El valor de saber vivir
Gabriel Mario Castagneto
Seguramente sabrá y tendrá presente, lo vivido por una enorme cantidad de personas en los campos de concentración nazis. Los escuetos relatos de Victor Frankl nos dan escalofríos. Pero le sugiero que nos concentremos en un momento, en algo particularmente terrible, que impacta en aquéllos desdichados, más allá del tiempo en el campo, durante toda su vida restante. Cuando terminó la guerra, los campos de concentración fueron abandonados por los nazis, y los presos quedaron de un momento a otro libres de moverse, de irse, de recomenzar su vida. Después de los años pasados, comenzaron a volver a sus hogares, a buscar a sus parientes y amigos, a tratar de reencontrar tantas cosas y momentos perdidos. Céntrese por favor en ésa situación. Todos los recuerdos, conocimientos, personas queridas, actividades, ilusiones que pretendían revivir, habían quedado en la mente y en el corazón de cada uno de ellos, congelados al momento de su prisión. Pero… la mayoría no pudo reencontrarlos. Mientras sus momentos vitales habían quedado congelados, la vida pasaba y se transformaba. Mucha gente que los esperaba se moría antes de verlos; otros, dándolos por muertos, directamente los olvidaban, o bien las circunstancias cambiaban tanto, que esos momentos congelados, carecieron de sentido y se esfumaron como en un viaje en el tiempo.

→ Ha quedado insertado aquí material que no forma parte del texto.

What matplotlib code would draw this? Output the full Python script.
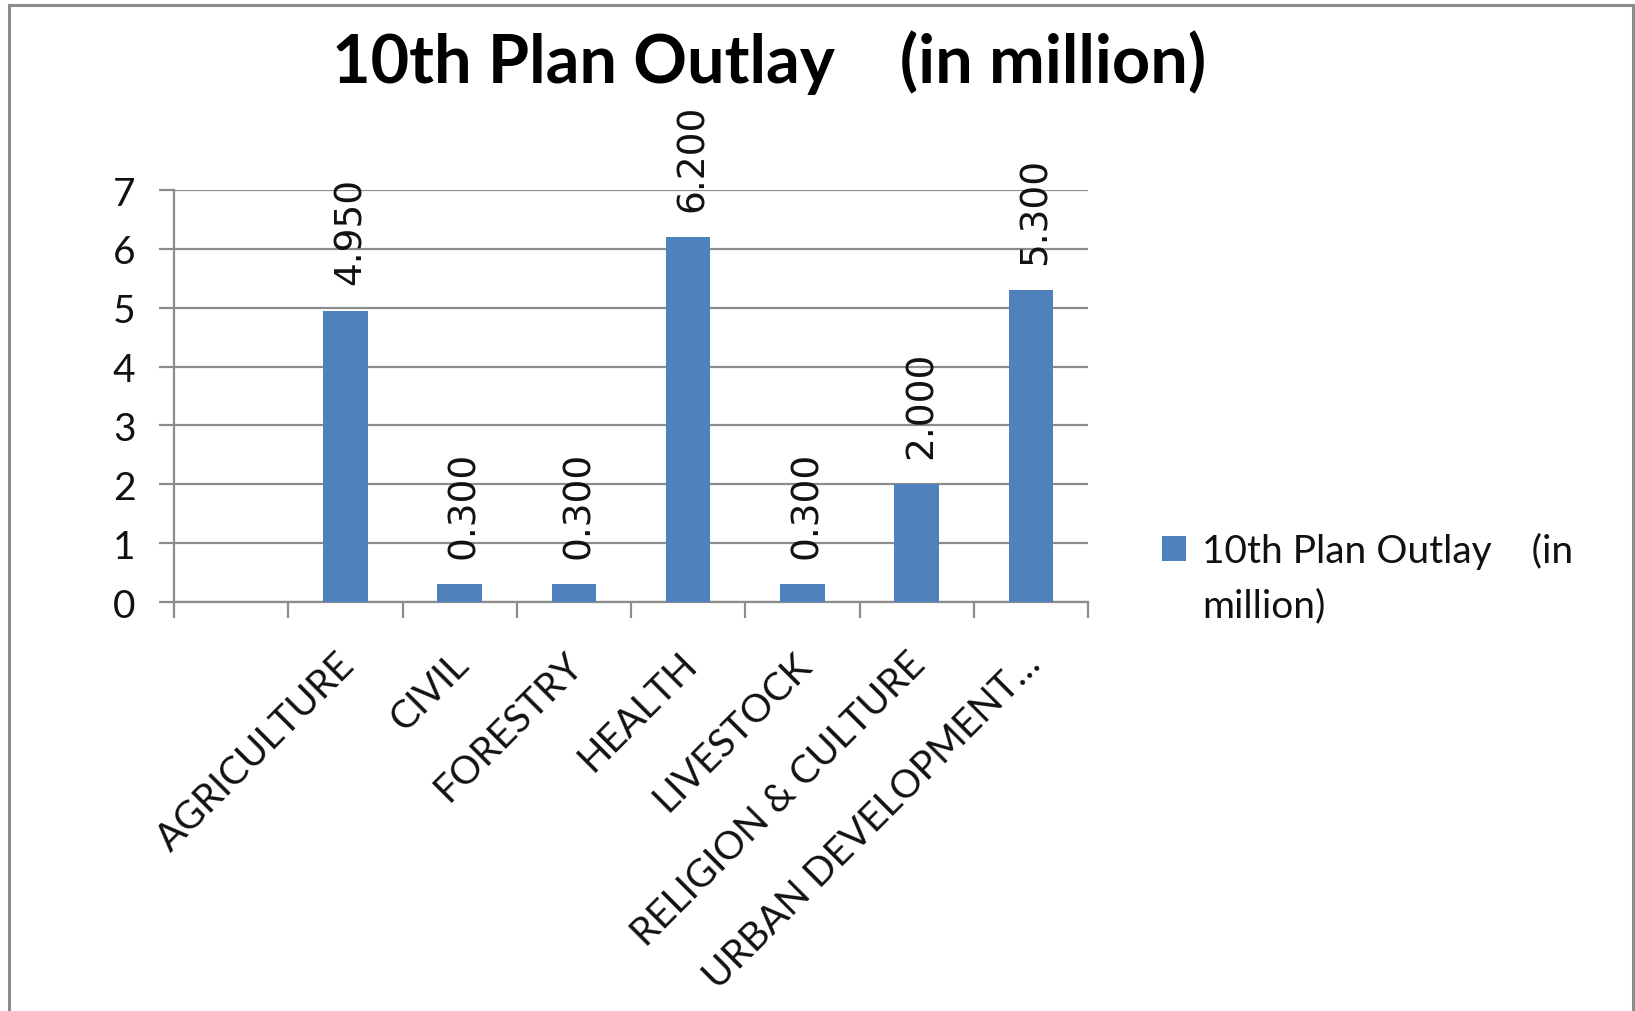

¿Puede imaginarse semejante frustración? Pienso que debió ser unas de las peores cosas, porque todo aquello que les daba fuerza mientras estaban prisioneros, desaparecía cuando volvían a su vida normal. ¿Se puso a pensar seriamente alguna vez sobre los momentos cotidianos que vivimos nosotros mismos? Esos que vivimos a nuestro arbitrio, libres de manejarlos como queramos, de transmitir nuestras ilusiones, de intercambiar con nuestros seres queridos cada instante de nuestra vida que va pasando, y sin embargo ¡la cantidad de veces que los dilapidamos!, los dejamos ir sin valorarlos, los miramos cómo se escurren por nuestros dedos, y hasta nos alejamos de ellos protestando, con resentimiento incluso hacia los demás, buscando cómo saciar mejor y más rápido nuestro egoísmo. Analice todos esos momentos compuestos de circunstancias y de personas, que tienen fuerza realmente sólo cuando sabemos aprehenderlos. Como siempre, valoramos lo que no tenemos y cuando lo tenemos, ¡no nos damos cuenta!
Alguien dijo alguna vez que las estatuas y los monumentos son el reconocimiento y la valoración de los muertos, a los que no se supo reconocer y valorar en vida. Pero tarde. Tampoco sirve elegir el mejor ataúd, con la mejor madera y bien lustrada, con manijas talladas y valiosas. También es tarde. No se recuperan los momentos más preciados que se han vivido con ánimos nostalgiosos y amargados, que hunden en la depresión a unos mismo y a los demás, como tampoco se recuperan esos mismos momentos mojando con lágrimas fotografías de tiempo atrás.
Los que viven recordando, pierden miserablemente el tiempo para poder vivir en serio los momentos presentes, que patéticamente, nótelo bien, serán los que añoren el día de mañana. Y ¿sabe qué? Volverá a ser tarde. Esas personas son claramente “viejos”, probablemente irredimibles. Y atención porque no es un problema de edad, es un problema espiritual. Si supieran lo que pierden cuando se desprecia, directa o indirectamente, los momentos que se viven y además la compañía de los seres queridos o de cualquier otra persona, porque piensan que esas circunstancias son la causa de su fastidio, de su aburrimiento, de su falta de tranquilidad, y no se dan cuenta que son ellos mismos los inadaptados vitales.
Si supieran lo que pierden los que dejan ir como el humo a los momentos que pasan, sean como sean, aún cansadores o desgastantes, y que son la oportunidad de descubrir valores de los demás, lo que se tiene, de saber percibir el cariño que se recibe, aunque sea de cualquiera que lo saluda en forma amable, incluso de alguien que está pensando en él precisamente en la habitación contigua. Observe que muchos pueden sentirse acompañados estando solos, porque valoran lo que subyace en sus vidas. Y muchos pueden sentirse solos rodeados de gente, porque valoran más los deseos de su egoísmo. Es que ¿será necesario para valorar momentos, estar por lo menos unos días en un campo de concentración?
Es que ¿se puede uno quedar pasivo, y no alimentar aún más ésos momentos, brindándose plenamente a los otros y aún avivando la calidez de esos instantes? Y no digo de a ratos, sino cada segundo.
Por favor, tengamos muchísimo cuidado. Piense que los que han perdido la capacidad de vivir valorando todo y a todos, puede que ya tengan helado el corazón, o lo que es peor,…congelada el alma.